[Data provided]
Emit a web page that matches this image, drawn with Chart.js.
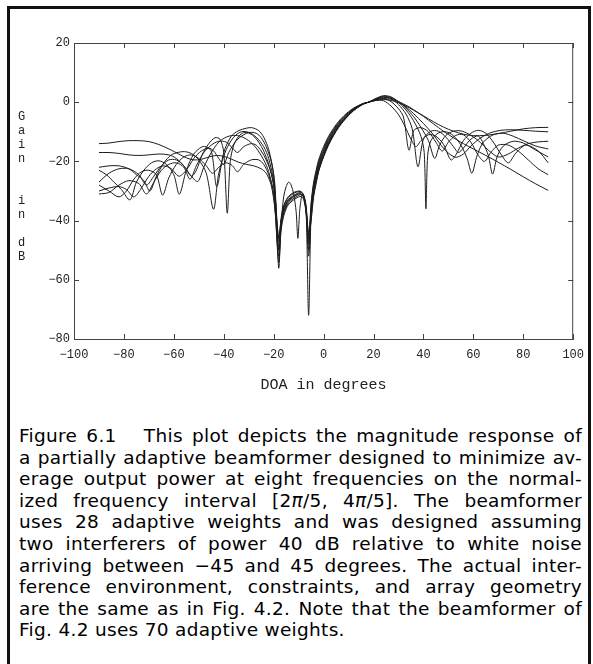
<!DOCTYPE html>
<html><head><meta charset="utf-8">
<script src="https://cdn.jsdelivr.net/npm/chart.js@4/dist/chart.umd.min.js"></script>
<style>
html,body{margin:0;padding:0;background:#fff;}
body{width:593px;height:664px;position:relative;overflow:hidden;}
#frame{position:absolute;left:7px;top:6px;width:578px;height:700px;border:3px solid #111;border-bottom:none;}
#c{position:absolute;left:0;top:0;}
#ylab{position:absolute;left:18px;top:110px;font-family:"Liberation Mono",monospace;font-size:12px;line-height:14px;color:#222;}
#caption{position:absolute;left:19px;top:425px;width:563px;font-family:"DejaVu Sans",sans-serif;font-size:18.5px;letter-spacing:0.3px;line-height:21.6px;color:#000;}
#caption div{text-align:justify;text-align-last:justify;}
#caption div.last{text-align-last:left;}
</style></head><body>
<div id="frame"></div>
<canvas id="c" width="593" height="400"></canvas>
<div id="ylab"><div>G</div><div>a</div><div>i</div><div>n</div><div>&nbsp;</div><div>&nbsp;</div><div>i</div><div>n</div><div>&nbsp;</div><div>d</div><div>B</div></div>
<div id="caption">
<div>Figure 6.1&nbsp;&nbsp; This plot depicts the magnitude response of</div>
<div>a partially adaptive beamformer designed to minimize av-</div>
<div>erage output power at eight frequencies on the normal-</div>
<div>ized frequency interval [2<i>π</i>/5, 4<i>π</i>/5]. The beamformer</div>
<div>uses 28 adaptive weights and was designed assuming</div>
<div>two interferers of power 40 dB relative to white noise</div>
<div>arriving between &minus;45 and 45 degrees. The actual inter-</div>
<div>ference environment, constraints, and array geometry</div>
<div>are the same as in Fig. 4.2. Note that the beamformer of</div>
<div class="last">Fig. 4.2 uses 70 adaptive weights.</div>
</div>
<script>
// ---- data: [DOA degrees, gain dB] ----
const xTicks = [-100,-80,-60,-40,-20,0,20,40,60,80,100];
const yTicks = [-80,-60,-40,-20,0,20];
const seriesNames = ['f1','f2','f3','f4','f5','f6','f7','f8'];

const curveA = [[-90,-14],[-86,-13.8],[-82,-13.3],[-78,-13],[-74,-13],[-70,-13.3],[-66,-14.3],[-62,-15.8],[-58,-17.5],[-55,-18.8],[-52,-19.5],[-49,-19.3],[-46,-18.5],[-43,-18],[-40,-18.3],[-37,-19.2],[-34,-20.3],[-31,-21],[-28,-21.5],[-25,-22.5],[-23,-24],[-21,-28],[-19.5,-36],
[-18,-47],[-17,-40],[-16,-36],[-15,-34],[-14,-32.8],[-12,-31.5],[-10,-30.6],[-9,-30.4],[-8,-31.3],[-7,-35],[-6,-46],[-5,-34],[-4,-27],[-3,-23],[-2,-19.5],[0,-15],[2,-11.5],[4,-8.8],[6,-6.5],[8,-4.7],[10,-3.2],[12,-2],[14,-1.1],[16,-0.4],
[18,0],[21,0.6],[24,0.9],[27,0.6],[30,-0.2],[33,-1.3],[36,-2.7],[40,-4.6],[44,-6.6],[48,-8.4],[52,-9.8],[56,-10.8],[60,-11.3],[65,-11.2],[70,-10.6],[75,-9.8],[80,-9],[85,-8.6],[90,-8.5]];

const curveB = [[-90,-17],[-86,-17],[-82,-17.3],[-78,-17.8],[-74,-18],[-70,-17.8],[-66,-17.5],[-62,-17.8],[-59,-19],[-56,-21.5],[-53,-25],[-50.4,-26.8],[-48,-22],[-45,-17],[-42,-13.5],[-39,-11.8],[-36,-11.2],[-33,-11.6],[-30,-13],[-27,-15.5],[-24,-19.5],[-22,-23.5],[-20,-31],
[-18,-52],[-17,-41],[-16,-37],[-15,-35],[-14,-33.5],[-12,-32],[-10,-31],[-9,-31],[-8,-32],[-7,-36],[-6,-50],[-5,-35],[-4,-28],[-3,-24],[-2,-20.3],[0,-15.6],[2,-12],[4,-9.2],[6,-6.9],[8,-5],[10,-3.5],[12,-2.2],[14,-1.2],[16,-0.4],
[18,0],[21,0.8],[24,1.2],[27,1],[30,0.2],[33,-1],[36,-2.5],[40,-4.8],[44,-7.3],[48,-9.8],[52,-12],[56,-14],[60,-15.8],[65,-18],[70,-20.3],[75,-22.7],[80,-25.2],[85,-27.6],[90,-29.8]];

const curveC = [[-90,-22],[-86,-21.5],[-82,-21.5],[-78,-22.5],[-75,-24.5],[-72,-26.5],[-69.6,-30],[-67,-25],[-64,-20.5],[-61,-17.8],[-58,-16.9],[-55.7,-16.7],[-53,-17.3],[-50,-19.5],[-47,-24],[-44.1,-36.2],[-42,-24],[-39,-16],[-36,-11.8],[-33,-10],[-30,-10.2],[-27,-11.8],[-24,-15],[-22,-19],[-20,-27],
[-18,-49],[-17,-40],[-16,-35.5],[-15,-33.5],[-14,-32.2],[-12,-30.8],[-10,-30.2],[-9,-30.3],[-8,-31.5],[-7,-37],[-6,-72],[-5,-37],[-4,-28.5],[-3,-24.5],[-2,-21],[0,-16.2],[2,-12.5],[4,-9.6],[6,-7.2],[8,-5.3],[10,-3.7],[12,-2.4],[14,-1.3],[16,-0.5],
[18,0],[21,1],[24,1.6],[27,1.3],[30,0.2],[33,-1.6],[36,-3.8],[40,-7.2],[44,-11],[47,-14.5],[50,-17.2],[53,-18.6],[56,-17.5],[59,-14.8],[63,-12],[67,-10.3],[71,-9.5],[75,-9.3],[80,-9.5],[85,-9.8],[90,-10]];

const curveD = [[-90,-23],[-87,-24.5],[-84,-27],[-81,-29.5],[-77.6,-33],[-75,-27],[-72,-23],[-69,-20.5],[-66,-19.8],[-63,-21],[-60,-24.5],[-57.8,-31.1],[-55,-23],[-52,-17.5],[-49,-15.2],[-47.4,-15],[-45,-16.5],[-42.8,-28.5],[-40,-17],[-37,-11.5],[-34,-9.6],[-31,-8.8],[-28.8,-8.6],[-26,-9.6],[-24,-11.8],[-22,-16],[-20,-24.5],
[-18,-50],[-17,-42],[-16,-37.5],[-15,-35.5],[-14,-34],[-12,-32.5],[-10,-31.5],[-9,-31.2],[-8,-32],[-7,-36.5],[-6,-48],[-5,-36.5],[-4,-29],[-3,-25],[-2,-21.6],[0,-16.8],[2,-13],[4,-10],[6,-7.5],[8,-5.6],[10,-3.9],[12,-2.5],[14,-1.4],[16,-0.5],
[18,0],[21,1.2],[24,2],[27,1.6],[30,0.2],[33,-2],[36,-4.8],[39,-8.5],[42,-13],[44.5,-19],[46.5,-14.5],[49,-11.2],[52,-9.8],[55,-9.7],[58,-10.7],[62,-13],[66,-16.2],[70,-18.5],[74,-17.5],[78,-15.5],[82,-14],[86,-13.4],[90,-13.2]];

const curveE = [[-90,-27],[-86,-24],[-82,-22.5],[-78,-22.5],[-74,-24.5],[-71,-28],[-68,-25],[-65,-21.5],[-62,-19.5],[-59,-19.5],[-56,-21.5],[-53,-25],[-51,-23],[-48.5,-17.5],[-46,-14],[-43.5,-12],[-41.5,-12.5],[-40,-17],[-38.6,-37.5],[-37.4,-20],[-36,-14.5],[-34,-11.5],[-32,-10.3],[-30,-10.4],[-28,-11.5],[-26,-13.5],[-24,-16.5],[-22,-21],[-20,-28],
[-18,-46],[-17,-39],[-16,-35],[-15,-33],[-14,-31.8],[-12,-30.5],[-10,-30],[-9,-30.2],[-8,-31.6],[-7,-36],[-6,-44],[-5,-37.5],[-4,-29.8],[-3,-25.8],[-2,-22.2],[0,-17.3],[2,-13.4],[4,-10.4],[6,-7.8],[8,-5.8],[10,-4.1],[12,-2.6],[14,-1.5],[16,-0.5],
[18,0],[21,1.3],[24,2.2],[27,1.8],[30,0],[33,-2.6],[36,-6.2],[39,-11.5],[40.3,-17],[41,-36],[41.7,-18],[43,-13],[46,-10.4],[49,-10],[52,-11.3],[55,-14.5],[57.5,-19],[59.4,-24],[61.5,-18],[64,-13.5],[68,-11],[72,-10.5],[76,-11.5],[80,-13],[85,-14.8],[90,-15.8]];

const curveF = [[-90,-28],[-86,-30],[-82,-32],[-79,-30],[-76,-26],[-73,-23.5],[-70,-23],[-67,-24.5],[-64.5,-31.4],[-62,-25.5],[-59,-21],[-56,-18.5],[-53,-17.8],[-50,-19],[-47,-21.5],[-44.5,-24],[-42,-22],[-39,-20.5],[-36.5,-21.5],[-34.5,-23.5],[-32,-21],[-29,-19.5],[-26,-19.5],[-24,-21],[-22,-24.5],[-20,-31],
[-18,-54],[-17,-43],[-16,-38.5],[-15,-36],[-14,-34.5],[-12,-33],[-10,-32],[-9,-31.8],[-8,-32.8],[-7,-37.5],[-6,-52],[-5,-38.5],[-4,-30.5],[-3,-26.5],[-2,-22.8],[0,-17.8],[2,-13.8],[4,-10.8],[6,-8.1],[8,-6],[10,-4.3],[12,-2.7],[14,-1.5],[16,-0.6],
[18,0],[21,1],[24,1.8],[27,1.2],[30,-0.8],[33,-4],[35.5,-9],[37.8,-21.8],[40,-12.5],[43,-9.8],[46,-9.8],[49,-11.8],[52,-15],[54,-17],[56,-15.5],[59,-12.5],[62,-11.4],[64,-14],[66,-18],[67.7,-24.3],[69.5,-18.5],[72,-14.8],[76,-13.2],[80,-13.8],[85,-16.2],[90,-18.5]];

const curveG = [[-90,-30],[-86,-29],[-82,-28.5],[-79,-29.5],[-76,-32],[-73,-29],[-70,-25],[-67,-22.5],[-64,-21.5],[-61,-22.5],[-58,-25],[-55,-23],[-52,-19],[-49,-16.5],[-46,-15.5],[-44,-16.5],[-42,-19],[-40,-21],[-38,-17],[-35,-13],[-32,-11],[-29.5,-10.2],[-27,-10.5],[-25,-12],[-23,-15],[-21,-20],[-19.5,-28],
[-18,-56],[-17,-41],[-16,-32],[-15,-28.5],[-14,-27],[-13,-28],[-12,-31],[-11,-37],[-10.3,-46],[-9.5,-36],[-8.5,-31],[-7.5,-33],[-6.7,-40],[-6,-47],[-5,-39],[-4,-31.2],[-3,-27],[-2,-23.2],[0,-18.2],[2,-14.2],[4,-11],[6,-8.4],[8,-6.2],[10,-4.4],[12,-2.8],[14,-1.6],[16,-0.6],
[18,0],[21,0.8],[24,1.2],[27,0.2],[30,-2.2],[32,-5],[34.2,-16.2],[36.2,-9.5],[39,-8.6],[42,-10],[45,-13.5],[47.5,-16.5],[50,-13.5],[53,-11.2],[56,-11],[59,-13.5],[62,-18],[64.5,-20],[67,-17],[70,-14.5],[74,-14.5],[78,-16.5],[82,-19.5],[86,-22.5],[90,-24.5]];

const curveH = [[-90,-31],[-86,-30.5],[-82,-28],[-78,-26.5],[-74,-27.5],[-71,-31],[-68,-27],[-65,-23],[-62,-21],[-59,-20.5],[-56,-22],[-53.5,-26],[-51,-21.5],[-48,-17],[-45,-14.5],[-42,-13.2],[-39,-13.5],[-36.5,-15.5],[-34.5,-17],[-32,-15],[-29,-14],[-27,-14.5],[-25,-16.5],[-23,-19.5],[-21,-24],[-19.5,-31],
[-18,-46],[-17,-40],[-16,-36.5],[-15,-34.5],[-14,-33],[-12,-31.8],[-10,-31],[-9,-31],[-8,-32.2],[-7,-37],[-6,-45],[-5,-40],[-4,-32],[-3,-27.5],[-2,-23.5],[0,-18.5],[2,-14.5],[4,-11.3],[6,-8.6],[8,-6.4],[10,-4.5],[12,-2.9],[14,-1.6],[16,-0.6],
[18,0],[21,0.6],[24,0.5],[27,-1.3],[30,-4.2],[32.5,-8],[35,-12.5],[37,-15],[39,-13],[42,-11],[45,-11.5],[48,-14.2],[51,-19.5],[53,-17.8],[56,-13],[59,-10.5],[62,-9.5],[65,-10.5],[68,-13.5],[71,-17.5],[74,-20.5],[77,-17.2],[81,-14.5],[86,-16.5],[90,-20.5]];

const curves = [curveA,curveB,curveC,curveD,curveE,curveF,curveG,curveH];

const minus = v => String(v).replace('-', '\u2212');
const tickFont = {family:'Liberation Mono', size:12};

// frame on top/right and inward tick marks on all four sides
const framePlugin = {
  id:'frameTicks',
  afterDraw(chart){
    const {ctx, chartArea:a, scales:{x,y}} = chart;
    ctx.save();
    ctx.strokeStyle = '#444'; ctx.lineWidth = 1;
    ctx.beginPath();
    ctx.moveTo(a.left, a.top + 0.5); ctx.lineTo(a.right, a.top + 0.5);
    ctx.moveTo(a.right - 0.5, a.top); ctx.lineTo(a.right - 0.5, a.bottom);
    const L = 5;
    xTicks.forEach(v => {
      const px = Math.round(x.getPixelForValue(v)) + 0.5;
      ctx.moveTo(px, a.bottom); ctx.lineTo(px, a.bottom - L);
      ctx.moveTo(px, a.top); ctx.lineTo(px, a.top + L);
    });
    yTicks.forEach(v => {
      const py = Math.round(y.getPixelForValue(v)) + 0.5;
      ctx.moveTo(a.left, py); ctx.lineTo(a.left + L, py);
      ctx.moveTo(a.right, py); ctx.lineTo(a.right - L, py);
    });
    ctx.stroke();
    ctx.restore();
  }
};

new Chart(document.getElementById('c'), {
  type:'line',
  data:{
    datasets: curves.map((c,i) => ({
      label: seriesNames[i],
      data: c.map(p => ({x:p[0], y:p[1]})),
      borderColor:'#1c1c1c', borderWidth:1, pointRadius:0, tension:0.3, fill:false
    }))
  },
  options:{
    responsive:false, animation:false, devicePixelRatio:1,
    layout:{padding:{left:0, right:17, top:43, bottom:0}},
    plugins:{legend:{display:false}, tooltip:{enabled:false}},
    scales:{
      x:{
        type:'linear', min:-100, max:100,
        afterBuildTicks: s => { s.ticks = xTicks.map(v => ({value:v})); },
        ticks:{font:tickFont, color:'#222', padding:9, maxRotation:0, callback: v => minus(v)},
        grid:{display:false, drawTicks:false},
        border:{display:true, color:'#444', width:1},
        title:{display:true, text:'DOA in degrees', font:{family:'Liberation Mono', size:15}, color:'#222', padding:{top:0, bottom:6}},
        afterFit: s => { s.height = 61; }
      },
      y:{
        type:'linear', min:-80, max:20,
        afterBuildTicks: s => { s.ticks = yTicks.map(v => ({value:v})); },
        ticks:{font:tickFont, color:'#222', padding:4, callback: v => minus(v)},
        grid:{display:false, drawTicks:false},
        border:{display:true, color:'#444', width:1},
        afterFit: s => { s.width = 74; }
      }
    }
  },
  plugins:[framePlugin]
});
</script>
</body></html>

[Problem details]
Pick out every line holding the string "that" and return it.

[Finished exercise]
Emit a web page that matches this image, drawn with Chart.js.
<div>are the same as in Fig. 4.2. Note that the beamformer of</div>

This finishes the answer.